You don’t need ‘em all
You might find that you’ve just got one social platform that is the major problem. Or that you are busy checking all of them. You don’t need to cut all social media out of your life.
It’s your life – pick and choose what you want in it. You might just choose three you want to keep. Or just one. Or just cut out the one that leaves you most unhappy.
Rework them, baby
I found some social channels were making me really anxious. But I realised the feeds I had were full of friends on amazing holidays and it made me feel super jealous. So, I changed the content in my feeds.

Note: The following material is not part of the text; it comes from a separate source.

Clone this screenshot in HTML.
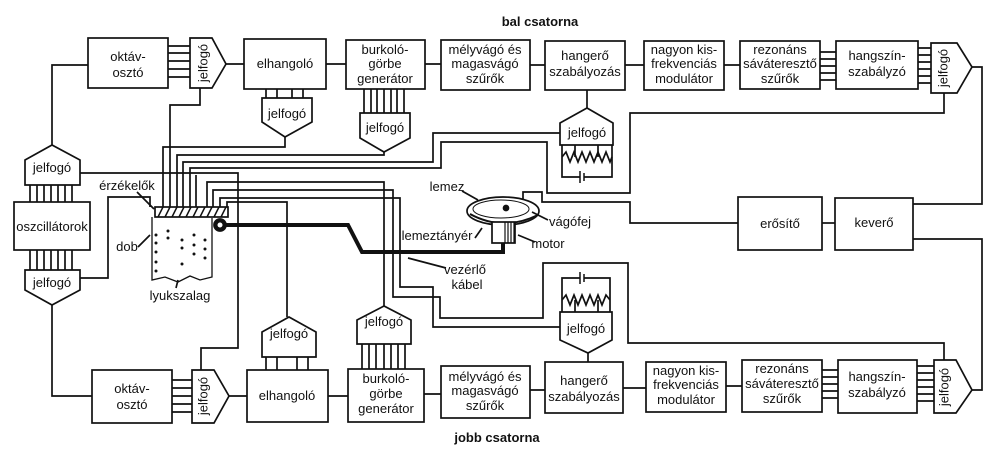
<!DOCTYPE html>
<html><head><meta charset="utf-8"><style>
html,body{margin:0;padding:0;background:#fff}
svg{display:block}
text{font-family:"Liberation Sans",Arial,sans-serif;font-size:13px;fill:#111}
.b{font-weight:bold}
</style></head><body>
<svg width="999" height="450" viewBox="0 0 999 450" xmlns="http://www.w3.org/2000/svg">
<g fill="none" stroke="#111" stroke-width="1.7">
<rect x="88" y="38" width="80" height="50"/>
<polygon points="190,38 212,38 226,64 212,88 190,88"/>
<rect x="244" y="39" width="82" height="50"/>
<rect x="346" y="40" width="79" height="49"/>
<rect x="441" y="40" width="89" height="50"/>
<rect x="545" y="41" width="80" height="49"/>
<rect x="644" y="41" width="80" height="49"/>
<rect x="740" y="41" width="80" height="48"/>
<rect x="836" y="41" width="82" height="48"/>
<polygon points="931,43 957,43 972,67 957,93 931,93"/>
<path d="M168,46H190M168,53H190M168,61H190M168,69H190M168,77H190"/>
<path d="M226,64H244M326,64H346M425,64H441M530,65H545M625,65H644M724,65H740"/>
<path d="M820,52H836M820,59H836M820,66H836M820,73H836M820,80H836"/>
<path d="M918,48H931M918,55H931M918,62H931M918,69H931M918,76H931M918,83H931"/>
<polygon points="262,98 312,98 312,122 285,137 262,122"/>
<path d="M266,89V98M277,89V98M292,89V98M303,89V98"/>
<polygon points="360,113 410,113 410,138 384,152 360,138"/>
<path d="M364,89V113M371,89V113M377,89V113M384,89V113M391,89V113M397,89V113M404,89V113"/>
<polygon points="560,123 587,108 613,123 613,145 560,145"/>
<path d="M587,90V108"/>
<path d="M562,145V177H580M584,177H612V145M575,145V157M598,145V157"/>
<path d="M580,171V183M584,173V181" stroke-width="1.5"/>
<polyline points="562,157 566,152 570,162 574,152 578,162 582,152 586,162 590,152 594,162 598,152 602,162 606,152 610,162 612,157"/>
<polygon points="25,185 25,160 52,145 80,160 80,185"/>
<path d="M52,145V65H88"/>
<path d="M30,185V202M37,185V202M44,185V202M51,185V202M58,185V202M65,185V202M72,185V202"/>
<rect x="14" y="202" width="76" height="48"/>
<path d="M30,250V270M37,250V270M44,250V270M51,250V270M58,250V270M65,250V270M72,250V270"/>
<polygon points="25,270 80,270 80,290 52,305 25,290"/>
<path d="M52,305V396H92"/>
<path d="M80,278H108V197H150V207"/>
<path d="M80,173H238V348H201V370"/>
<rect x="92" y="370" width="80" height="53"/>
<polygon points="192,370 214,370 229,396 214,423 192,423"/>
<rect x="247" y="370" width="81" height="52"/>
<rect x="348" y="369" width="76" height="53"/>
<rect x="441" y="366" width="89" height="52"/>
<rect x="545" y="362" width="78" height="51"/>
<rect x="646" y="362" width="80" height="50"/>
<rect x="742" y="360" width="80" height="52"/>
<rect x="838" y="360" width="79" height="53"/>
<polygon points="934,360 956,360 972,390 956,413 934,413"/>
<path d="M172,380H192M172,388H192M172,396H192M172,404H192M172,412H192"/>
<path d="M229,396H247M328,396H348M424,394H441M530,390H545M623,388H646M726,386H742"/>
<path d="M822,370H838M822,377H838M822,384H838M822,391H838M822,398H838"/>
<path d="M917,366H934M917,373H934M917,380H934M917,387H934M917,394H934M917,401H934"/>
<polygon points="262,357 262,332 289,317 316,332 316,357"/>
<path d="M266,357V370M277,357V370M297,357V370M308,357V370"/>
<polygon points="357,344 357,320 384,306 411,320 411,344"/>
<path d="M362,344V369M369,344V369M376,344V369M384,344V369M391,344V369M398,344V369M405,344V369"/>
<polygon points="560,312 612,312 612,340 588,353 560,340"/>
<path d="M588,353V362"/>
<path d="M562,312V278H580M584,278H610V312M575,312V300M598,312V300"/>
<path d="M580,272V284M584,274V282" stroke-width="1.5"/>
<polyline points="562,300 566,295 570,305 574,295 578,305 582,295 586,305 590,295 594,305 598,295 602,305 606,295 610,300"/>
<rect x="738" y="197" width="84" height="53"/>
<rect x="835" y="198" width="78" height="52"/>
<path d="M822,223H835"/>
<path d="M913,204H982V67H972M913,239H982V390H972"/>
<path d="M944,93V113H630V193H547V142H441V168H190V207"/>
<path d="M523,212V192H542V202H630V223H738"/>
<path d="M560,133H433V162H183V207"/>
<path d="M163,207V147H285V137"/>
<path d="M170,207V105H200V88"/>
<path d="M177,207V155H384V152"/>
<path d="M196,207V175"/>
<path d="M207,207V182H384V306"/>
<path d="M213,207V190H393V297H440V318H543V263H628V343H944V360"/>
<path d="M220,207V198H400V287H433V327H560"/>
<path d="M227,207V202H287V317"/>
<rect x="155" y="207" width="73" height="10" fill="#fff"/>
<path d="M158,217l5,-10M165,217l5,-10M172,217l5,-10M179,217l5,-10M186,217l5,-10M193,217l5,-10M200,217l5,-10M207,217l5,-10M214,217l5,-10M221,217l5,-10" stroke-width="1.5"/>
<path d="M152,217V280L165,277L178,282L190,276L200,280L212,277V218" stroke-width="1.3"/>
<circle cx="220" cy="225" r="6" fill="#111"/>
<circle cx="220" cy="225" r="2.5" fill="#fff" stroke="none"/>
<path d="M226,225H348L362,252H503V243" stroke-width="4"/>
<ellipse cx="503" cy="211" rx="36" ry="14" fill="#fff"/>
<ellipse cx="501" cy="209" rx="28" ry="9" stroke-width="1"/>
<path d="M470,214Q503,232 538,215" stroke-width="2"/>
<rect x="492" y="222" width="23" height="21" fill="#fff"/>
<path d="M505,222V243M508,222V243M511,222V243M514,222V243" stroke-width="1.2"/>
<circle cx="506" cy="208" r="2.5" fill="#111"/>
<path d="M137,192L154,209M138,247L150,235M462,191L478,200M475,238L482,228M535,242L518,235M548,220L532,212M446,268L408,258"/>
<path d="M176,288L178,280" />
</g>
<g fill="#111">
<circle cx="156" cy="235" r="1.5"/><circle cx="156" cy="243" r="1.5"/><circle cx="156" cy="252" r="1.5"/><circle cx="156" cy="262" r="1.5"/><circle cx="156" cy="271" r="1.5"/>
<circle cx="168" cy="231" r="1.5"/><circle cx="168" cy="238" r="1.5"/><circle cx="182" cy="240" r="1.5"/><circle cx="182" cy="248" r="1.5"/><circle cx="182" cy="264" r="1.5"/>
<circle cx="194" cy="235" r="1.5"/><circle cx="194" cy="245" r="1.5"/><circle cx="194" cy="254" r="1.5"/><circle cx="205" cy="240" r="1.5"/><circle cx="205" cy="249" r="1.5"/><circle cx="205" cy="258" r="1.5"/>
</g>
<g text-anchor="middle">
<text x="540" y="26" class="b">bal csatorna</text>
<text x="497" y="442" class="b">jobb csatorna</text>
<text x="128" y="61">oktáv-</text><text x="128" y="77">osztó</text>
<text x="204" y="63" transform="rotate(-90 204 63)" dominant-baseline="middle">jelfogó</text>
<text x="285" y="68">elhangoló</text>
<text x="385" y="54">burkoló-</text><text x="385" y="68">görbe</text><text x="385" y="83">generátor</text>
<text x="485" y="54">mélyvágó és</text><text x="485" y="68">magasvágó</text><text x="485" y="83">szűrők</text>
<text x="585" y="60">hangerő</text><text x="585" y="76">szabályozás</text>
<text x="684" y="54">nagyon kis-</text><text x="684" y="68">frekvenciás</text><text x="684" y="83">modulátor</text>
<text x="780" y="54">rezonáns</text><text x="780" y="68">sáváteresztő</text><text x="780" y="83">szűrők</text>
<text x="877" y="60">hangszín-</text><text x="877" y="76">szabályzó</text>
<text x="944" y="68" transform="rotate(-90 944 68)" dominant-baseline="middle">jelfogó</text>
<text x="287" y="118">jelfogó</text>
<text x="385" y="132">jelfogó</text>
<text x="587" y="137">jelfogó</text>
<text x="52" y="172">jelfogó</text>
<text x="52" y="231">oszcillátorok</text>
<text x="52" y="287">jelfogó</text>
<text x="132" y="393">oktáv-</text><text x="132" y="409">osztó</text>
<text x="204" y="396" transform="rotate(-90 204 396)" dominant-baseline="middle">jelfogó</text>
<text x="287" y="400">elhangoló</text>
<text x="386" y="383">burkoló-</text><text x="386" y="398">görbe</text><text x="386" y="413">generátor</text>
<text x="485" y="381">mélyvágó és</text><text x="485" y="395">magasvágó</text><text x="485" y="410">szűrők</text>
<text x="584" y="385">hangerő</text><text x="584" y="401">szabályozás</text>
<text x="686" y="375">nagyon kis-</text><text x="686" y="389">frekvenciás</text><text x="686" y="404">modulátor</text>
<text x="782" y="373">rezonáns</text><text x="782" y="388">sáváteresztő</text><text x="782" y="403">szűrők</text>
<text x="877" y="381">hangszín-</text><text x="877" y="397">szabályzó</text>
<text x="945" y="387" transform="rotate(-90 945 387)" dominant-baseline="middle">jelfogó</text>
<text x="289" y="338">jelfogó</text>
<text x="384" y="326">jelfogó</text>
<text x="586" y="333">jelfogó</text>
<text x="780" y="228">erősítő</text>
<text x="874" y="227">keverő</text>
<text x="127" y="190">érzékelők</text>
<text x="127" y="251">dob</text>
<text x="180" y="300">lyukszalag</text>
<text x="447" y="191">lemez</text>
<text x="437" y="240">lemeztányér</text>
<text x="570" y="226">vágófej</text>
<text x="548" y="248">motor</text>
<text x="465" y="274">vezérlő</text>
<text x="467" y="289">kábel</text>
</g>
</svg>
</body></html>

I subscribed to feeds that were for hobbies I was starting, or things I wanted to learn. Want to learn to cook healthy meals? Subscribe to a sugar-free chef. Or woodworking? Subscribe to a few cool woodworkers showing off their wares. Use it as a tool for inspiration for the little, daily wins, rather than a place to be jealous of other people’s highlights reel.
BFFs on board
If you’re cutting down your social, you might be worried your friends will miss you, or that you’ll miss invites. The simple solution? Tell them first.
Tell them you’re cutting down your social, give them your email or phone number and get in touch. Give them warning, and an alternative way to chat.
Also – it’s really easy to forget a detail like who is on which social network when we’ve got a million things on, so it’s possible your friends will forget the first time you tell them. Just gently remind them. We’re all human. (I’ve had friends remind me they aren’t on Facebook for six months before I actually remembered! It happens!!)
Why are you even on social in the first place?
Self-awareness is one of the most important skills you can develop in life. Spend some time analysing why you’re on social media will help. Each time you log on – what is your intention? Are you bored, or lonely? Looking for entertainment?
Over a week, you might keep a diary and jot down the time of day, and what you’re feeling. Over time you might spot a pattern – for example, every evening you’re bored.
Once you know your motivations, you can then come up with switches instead of social.
- Want to unwind before bed – lay some books by the bed, or subscribe to podcasts with short fiction.
- Want something to do in the evening – meet friends for board games, go for a walk, cook dinner from scratch, learn macrame.
- Are feeling lonely in the evening – why not call a friend and see how they are doing?
- Want something to inspire you at the start of the day – why not try journaling, writing or yoga from YouTube?
- Are on the train and looking for something to do – why not learn a new skill like a new language, learn to code, or just spend that time reflecting and being grateful for the day (which, btw, science has proven to be super effective at increasing happiness levels).
- Are procrastinating because you’ve got a big thing on and you don’t want to deal with it – Journaling might help. Procrastination is often just fear, so getting to the bottom of your fear so you can start the project is a good approach.
Come up with a wishlist
I found what helped me cut down my social media use, was looking at my “if I had more time, I would…” dreams. I would … go to the gym, learn a new language, starting salsa lessons, building an app, write a book.
Each of those things is something I could do in 30 minutes a day, and at the end of a few months, I’d have made loads of progress.
Big dreams achieved by breaking them down into small steps, and doing those steps regularly.
And the truth is that I had 30 minutes spare a day. I was just using it to angry-trawl Instagram. It meant that if I cut down my social media use, I could focus on those big dreams.
We all have 24 hours in a day – the same as Beyonce has, BTW – it’s just what we choose to do with those 24 hours.
And I personally, don’t want to spend all my time in a social media vortex, when I can be doing something I’ve always dreamed of instead.
Write an inspiration list: if you had 1 extra hour in a day, what new thing would you learn, do, or make?